Hey everyone,
Once again, apologies for the long delay on writing one of these. Fun fact: Charly considers this a weekly blog. (Note last blog was written a month ago!)
So... the last few weeks I have felt like someone took out my brain and replaced it with scrambled eggs. I think it all started with coming down with a cold. Somehow, once I was sick, I couldn't get myself to bed on time, I ate badly and therefore had no energy and I got nothing useful done in my free time. My running tapered off to almost nothing, I got super behind on the Wide Island View website and I had a mounting pile of student journals to check on my work desk. It was a bad cycle where the more I got behind, the more panicky and inefficient I got.
However, I'm finally feeling back on track! I had a weekend of nothing but hanging out in Jinseki, catching up on sleep and relaxing mainly. I was then determined to not get low on sleep again (I think all my inefficiency issues stem from tiredness) and to prioritise things. This has meant some small changes - less Japanese study on my phone and throwing my cookie stash in the back of the wardrobe - and some bigger ones - like getting to bed by 9 or 10pm a couple of nights a week so I can get up at 5am to do a big run before work (how to feel virtuous all day in one step: get up at 5am and run 12km!).

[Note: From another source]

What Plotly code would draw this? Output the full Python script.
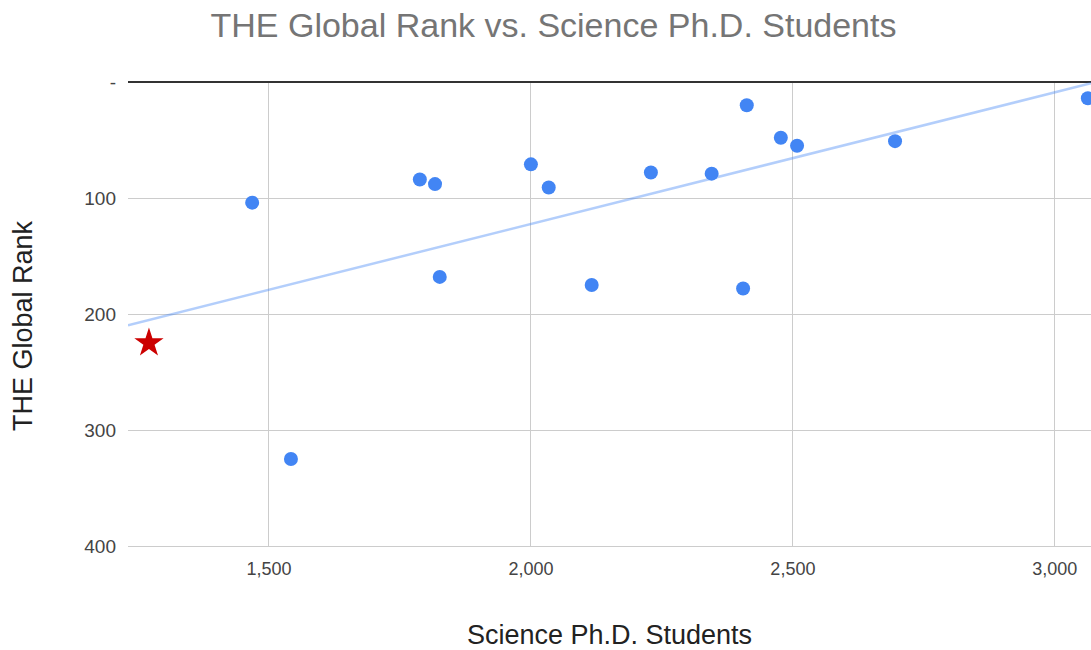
import numpy as np
import plotly.graph_objects as go

# Science Ph.D. students vs. THE global rank
phd_students = [1468, 1542, 1788, 1817, 1826, 2000, 2034, 2116, 2229, 2345,
                2405, 2412, 2477, 2508, 2695, 3063]
global_rank = [104, 325, 84, 88, 168, 71, 91, 175, 78, 79,
               178, 20, 48, 55, 51, 14]

# Highlighted institution
star_students = [1271]
star_rank = [225]

x_ticks = [1500, 2000, 2500, 3000]
x_ticktext = ["1,500", "2,000", "2,500", "3,000"]
y_ticks = [0, 100, 200, 300, 400]
y_ticktext = ["-", "100", "200", "300", "400"]

x_range = [1231, 3069]

W, H = 1091, 650

# Linear trendline fitted to all institutions
all_x = phd_students + star_students
all_y = global_rank + star_rank
slope, intercept = np.polyfit(all_x, all_y, 1)
trend_x = np.array(x_range)
trend_y = slope * trend_x + intercept

fig = go.Figure()
fig.add_trace(go.Scatter(
    x=trend_x, y=trend_y, mode="lines",
    line=dict(color="rgba(66,133,244,0.4)", width=2.5),
    hoverinfo="skip", showlegend=False,
))
fig.add_trace(go.Scatter(
    x=phd_students, y=global_rank, mode="markers",
    marker=dict(color="#4285F4", size=14, line=dict(width=0)),
    showlegend=False,
))
fig.add_trace(go.Scatter(
    x=star_students, y=star_rank, mode="markers",
    marker=dict(color="#CC0000", size=22, symbol="star", line=dict(width=0)),
    showlegend=False,
))

fig.update_layout(
    width=W, height=H,
    margin=dict(l=128, r=0, t=82, b=104),
    paper_bgcolor="white", plot_bgcolor="white",
    font=dict(family="Liberation Sans, Arial, sans-serif", color="#444444"),
    title=dict(
        text="THE Global Rank vs. Science Ph.D. Students",
        xref="container", x=553.5 / W, xanchor="center",
        yref="container", y=1 - 25 / H, yanchor="middle",
        font=dict(size=34, color="#757575"),
    ),
    xaxis=dict(
        range=x_range,
        tickvals=x_ticks, ticktext=x_ticktext,
        tickfont=dict(size=18, color="#444444"),
        showgrid=True, gridcolor="#cccccc", gridwidth=1,
        zeroline=False, showline=True, linecolor="#cccccc", linewidth=1,
        ticks="", ticklabelstandoff=6,
        title=dict(text="Science Ph.D. Students",
                   font=dict(size=27, color="#222222"), standoff=48),
    ),
    yaxis=dict(
        range=[400, 0],
        tickvals=y_ticks, ticktext=y_ticktext,
        tickfont=dict(size=19, color="#444444"),
        showgrid=True, gridcolor="#cccccc", gridwidth=1,
        zeroline=True, zerolinecolor="#333333", zerolinewidth=1.5,
        showline=False, ticks="", ticklabelstandoff=11,
    ),
    annotations=[dict(
        text="THE Global Rank", textangle=-90,
        xref="paper", yref="paper",
        x=(23 - 128) / (W - 128), y=(H - 104 - 326) / (H - 82 - 104),
        xanchor="center", yanchor="middle", showarrow=False,
        font=dict(size=27, color="#222222"),
    )],
)

fig.write_html("out.html")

This is now the second week of newly-organised Charly. Admittedly I got to bed too late to do another huge run today, but I got up at 6am to run 5km. That proved to be a much bigger ask than I expected. Not until I was dressed, warmed up and outside did I realise it was raining. Like, really raining. Not quite in the downpour category, but wet enough that when I got back the only dry patches were between my shoulder blades, the small of my back and between my legs. When I got in the door in my squelchy shoes I had to immediately strip and eat my porridge in my underwear with a sweatshirt over my shoulders and a towel to catch my hair drips. If there is an exercise god, I hope I get double the calorie burn for running in that weather. It wasn't pleasant.
But it's not only exercise that's back on track - I had a big realisation about the Wide Island View - namely that I was a slack-arse who was not keeping up with everything I should be doing, but also that I should be delegating everything I could. As such, I have handed on the job of the WIV facebook account to the ever-organised Ashley. I am SO happy about this and wonder why I didn't do it earlier. She has created a whole new page, so people can be fans, rather than friends of the fake person, and is slowly posting the links to all the articles loaded in the last couple of months. She is doing an amazing job AND I don't have that job hanging over me anymore. That means when I have time to do WIV stuff, I can focus on the important bits of being editor - that is, actually editing. Yay!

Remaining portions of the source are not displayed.